What about Obama's hunt? We're told to expect the unexpected, with whispers he may appoint recent or current Republicans such as Michael Bloomberg (yes, a billionaire plutocrat), Ann Veneman, or Chuck Hagel. The Democratic Party has long been enmeshed in the same corrupt hunt for money as the Republicans: Obama himself took money from the coal industry and in return opposed Kyoto until 2004. He has spoken out against this kind of corruption – but he keeps Hoovering up the cash, even now.

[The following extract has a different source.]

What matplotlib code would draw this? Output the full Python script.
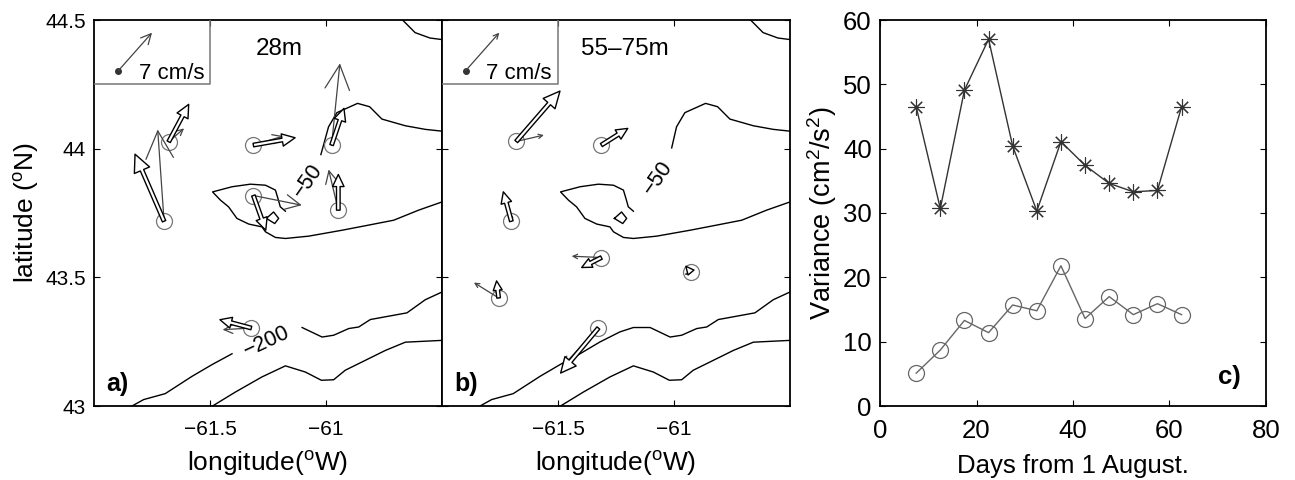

Why? Because it is these big moneyed interests that end up defining what counts as the "political centre" in US politics. For example, 80 per cent of American citizens consistently say the government should guarantee healthcare for everyone – yet this is considered left-wing and way-out-there. The New York Times says there is "no political support" for it, and Obama doesn't advocate it. Why? Because no huge corporations or super-rich donors will cough up cash for campaigns calling for it. They make huge profits from the current system – so they only support its political defenders. When Obama is applauded by pompous pundits for moving to The Centre, they don't mean he is getting closer to centre of The People, but to centre of The Money.

Yet the politicians who have best articulated this seem to be dropping out of the Veepstakes. John Edwards has apparently been outed as having a love-child. Al Gore doesn't want to do it. And Jim Webb – the senator from Virginia – has said firmly he won't do the job.

But it's worth dwelling for a moment on Webb, because he showed it is possible for a Democrat to win in long-time Republican states by crowbar-ing open these taboos. Webb is one of the most striking figures in US politics: a boxer-novelist, an ex-Marine-intellectual, a "redneck with tattoos" (his words) who quotes Tolstoy. Webb grew up in a military family, moving all over the South. He was intensely conscious of being part of a poor but tough Scots-Irish tribe that had migrated to America from the Highlands of Scotland. He fought in Vietnam and became a Republican, serving in the Reagan administration – until he realised his tribe was being scammed by the right.

When running for the Virginia senate seat in 2004, Webb started off 33 per cent behind. Today, "populist" is an all-purpose swear-word, shot at any politician who tries to mobilise popular support against an entrenched elite. But Webb picked it up from the gutter and pinned it to his chest as a badge of pride. The great movement of Populists who emerged in the 1890s across the South were the first to fight for the direct election of Senators, a graduated income tax, and an eight-hour working day. What's to be ashamed of there?

Webb repeated their cry, warning: "The existing law in America has become class law, a disguise that allows certain privileges to flow to a few dominant groups at the expense of the many." The US system is filled with politicians "who have made Faustian bargains in order to obtain the vast sums of money necessary to fund their campaigns" and are "akin to mouthpieces for special-interest groups". He warned that the Iraq War was being promoted for profit and would be "a disaster", creating even more jihadis. Result? He trounced his money-bloated Republican opponent.

We can't solve any of the great challenges of our time – global warming, or jihadism, or spiralling inequality – until we have broken the lock the super-rich have on US politics. McCain very obviously won't do it. Does Obama want to begin the slow work of picking that lock and tossing it aside? (Yes we can, Barack.) If he does, he mustn't appoint a right-wing Veep, just to appease an artificially-constructed centre set up by the super-rich. The US should be the Land of the Free – not the Land of the Fee.